Growing and evolving over the years, the Women’s Art Society of Montreal has remained faithful to its basic ideals and as the organization enters its second century of activity, the tradition of promoting the literary, musical and visual arts remains one of its primary goals.
With the evolution of women’s rights and the fact that many opportunities and avenues of support are now open to female artists, the Women’s Art Society has evolved with the times. In 1981, the Society officially adopted a French name: l’Association culturelle des femmes de Montréal, but the organization remained essentially an English support group. In 1998 it began to accept men as members.
Some of the famous names who spoke at our events: artist William Brymner, architect Percy Nobbs, Anna Leonowens (governess to the children of the King of Siam), A. Y. Jackson, Anne Savage, Stephen Leacock, Wilfred Pelletier. There were others – Maurice Cullen, Arthur Lismer, G. Horne Russell, Adam Sherriff Scott, Edmund Dyonnet, Lilias Torrance Newton – who gladly gave out advice to The Studio Group between 1915 and 1957. Recitals featured Montreal performers like Maureen Forrester, Ronald Turini, Alexander and Lotta Brott no doubt related to Dennis Brott of the present and ever popular Montreal Chamber Music Festival.
Since 1894 WASM has offered speaking events or performances for its members and the public at different locations. When the McCord Museum opened its doors on October 13, 1921 with its mission to “mirror the city, a city that mirrors the world”, it has always supported the Women’s Art Society of Montreal and now houses most of our historical records. In 1993-94 the McCord Museum had a yearlong exhibition to celebrate the 100th anniversary of WASM. The Women’s Art Society of Montreal has for many years now called the McCord home for its Speaking Events, which have always been held on Tuesday afternoons.
The above crest was designed for the Society’s 100th anniversary in 1994.
References: Holowach-Amiot, Elaine. The Women’s Art Society of Montreal: a Century of Commitment to the Arts. Montreal: McCord Museum of Canadian History, 1993.

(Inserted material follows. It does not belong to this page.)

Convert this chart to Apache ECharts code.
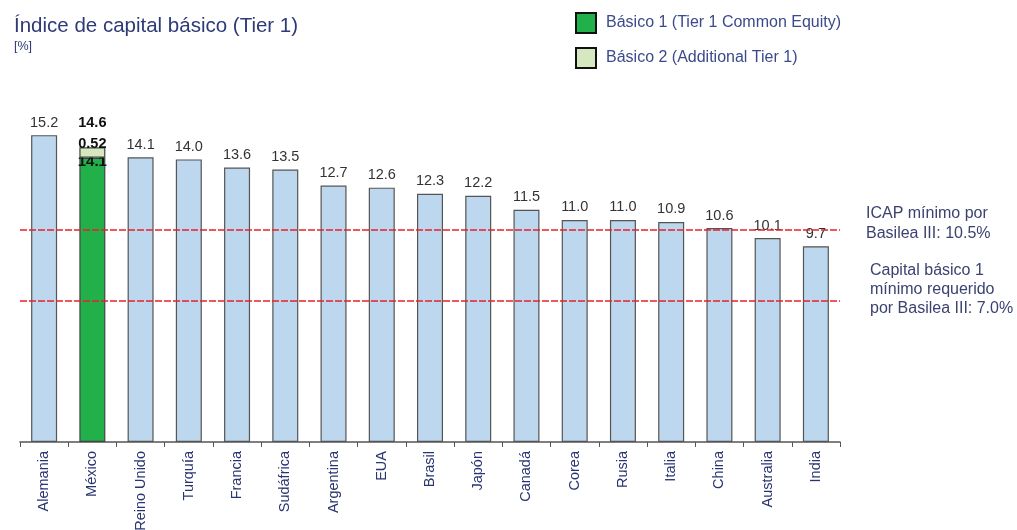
<!DOCTYPE html>
<html>
<head>
<meta charset="utf-8">
<script src="https://cdn.jsdelivr.net/npm/echarts@6/dist/echarts.min.js"></script>
<style>
  html, body { margin: 0; padding: 0; background: #fff; }
  #chart { width: 1017px; height: 530px; }
</style>
</head>
<body>
<div id="chart"></div>
<script>
// Countries ordered by Tier 1 capital ratio (%)
const countries = ['Alemania', 'México', 'Reino Unido', 'Turquía', 'Francia', 'Sudáfrica', 'Argentina',
  'EUA', 'Brasil', 'Japón', 'Canadá', 'Corea', 'Rusia', 'Italia', 'China', 'Australia', 'India'];
const tier1Ratio = [15.2, null, 14.1, 14.0, 13.6, 13.5, 12.7, 12.6, 12.3, 12.2, 11.5, 11.0, 11.0, 10.9, 10.6, 10.1, 9.7];
// México split into Common Equity and Additional Tier 1
const mexicoIndex = 1;
const mexicoCET1 = 14.08;
const mexicoAT1 = 0.52;
// Basel III minimums (%)
const icapMin = 10.5;
const cet1Min = 7.0;

const fontFam = '"Liberation Sans", Arial, sans-serif';
const navy = '#2E3A78';

const cet1Data = countries.map((c, i) => i === mexicoIndex ? mexicoCET1 : null);
const at1Data = countries.map((c, i) => i === mexicoIndex ? mexicoAT1 : null);
const mexicoTotal = mexicoCET1 + mexicoAT1;

const chart = echarts.init(document.getElementById('chart'), null, { renderer: 'canvas' });
chart.setOption({
  animation: false,
  textStyle: { fontFamily: fontFam },
  title: {
    text: 'Índice de capital básico (Tier 1)',
    subtext: '[%]',
    left: 9, top: 11,
    itemGap: 3,
    textStyle: { fontFamily: fontFam, fontSize: 20.5, fontWeight: 'normal', color: navy },
    subtextStyle: { fontFamily: fontFam, fontSize: 12.5, color: navy }
  },
  legend: {
    data: ['Básico 1 (Tier 1 Common Equity)', 'Básico 2 (Additional Tier 1)'],
    orient: 'vertical',
    left: 575, top: 12,
    padding: 0,
    itemWidth: 20, itemHeight: 20, itemGap: 13,
    icon: 'rect',
    itemStyle: { borderColor: '#111', borderWidth: 2 },
    textStyle: { fontFamily: fontFam, fontSize: 16, color: '#3A4A8C', padding: [0, 0, 0, 5] }
  },
  grid: { left: 20, right: 177, top: 119, bottom: 88, containLabel: false, outerBoundsMode: 'none' },
  xAxis: {
    type: 'category',
    data: countries,
    axisLine: { lineStyle: { color: '#555', width: 1.5 } },
    axisTick: { show: true, length: 5, lineStyle: { color: '#555' } },
    axisLabel: { rotate: 90, margin: 9, fontSize: 14.5, color: '#2A3470', fontFamily: fontFam, interval: 0 }
  },
  yAxis: {
    type: 'value', min: 0, max: 16, show: false,
    splitLine: { show: false }
  },
  series: [
    {
      name: 'Índice',
      type: 'bar',
      stack: 'total',
      barWidth: 26,
      data: tier1Ratio,
      itemStyle: { color: '#BDD7EE', borderColor: '#555', borderWidth: 1.2 },
      label: {
        show: true, position: 'top', distance: 5,
        fontSize: 14.5, color: '#333', fontFamily: fontFam,
        formatter: p => p.value == null ? '' : Number(p.value).toFixed(1)
      },
      markLine: {
        silent: true,
        symbol: 'none',
        label: { show: false },
        lineStyle: { color: '#E8202A', type: [7, 2], width: 1.6 },
        data: [{ yAxis: icapMin }, { yAxis: cet1Min }],
        z: 10
      },
      z: 2
    },
    {
      name: 'Básico 1 (Tier 1 Common Equity)',
      type: 'bar',
      stack: 'total',
      barWidth: 26,
      data: cet1Data,
      itemStyle: { color: '#22B04B', borderColor: '#444', borderWidth: 1.2 },
      label: {
        show: true, position: 'insideTop', distance: -3,
        fontSize: 15, fontWeight: 'bold', color: '#111', fontFamily: fontFam,
        formatter: p => p.value == null ? '' : Number(p.value).toFixed(1)
      },
      z: 2
    },
    {
      name: 'Básico 2 (Additional Tier 1)',
      type: 'bar',
      stack: 'total',
      barWidth: 26,
      data: at1Data,
      itemStyle: { color: '#D6E8C0', borderColor: '#444', borderWidth: 1.2 },
      label: {
        show: true, position: 'top', distance: -6,
        fontFamily: fontFam,
        formatter: p => p.value == null ? '' : '{t|' + mexicoTotal.toFixed(1) + '}\n{v|' + Number(p.value).toFixed(2) + '}',
        rich: {
          t: { fontSize: 14.5, fontWeight: 'bold', color: '#111', lineHeight: 25 },
          v: { fontSize: 14.5, fontWeight: 'bold', color: '#111', lineHeight: 18 }
        }
      },
      z: 3
    }
  ],
  graphic: [
    {
      type: 'text', left: 866, top: 204,
      style: { text: 'ICAP mínimo por\nBasilea III: 10.5%', font: '16px ' + fontFam, fill: '#3B4270', lineHeight: 20 }
    },
    {
      type: 'text', left: 870, top: 261,
      style: { text: 'Capital básico 1\nmínimo requerido\npor Basilea III: 7.0%', font: '16px ' + fontFam, fill: '#3B4270', lineHeight: 19 }
    }
  ]
});
</script>
</body>
</html>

In addition to WASM’s Speaking Events and performances, we have always had our Annual Members’ Juried Art Exhibit & Sale. Some of the locations where we have exhibited are the old Eaton’s 9th floor, the Bonaventure and for a while it was held at the Tudor Hall on the 5th floor of Ogilvy, fondly known as ‘la grande dame de la rue Ste. Catherine’ which is yet another cultural icon in our exciting city. Sadly, due to changes in the administration, it can no longer accommodate us. We may have found a new home in Concordia’s Grey Nuns Residence Hall at 1190 Guy Street just south of St. Catherine. The Grey Nuns’ building is also a great historical site of our city.
Finally, WASM has always had a Members’ Day where new and former members have been celebrated, and also an annual Holiday Luncheon in December.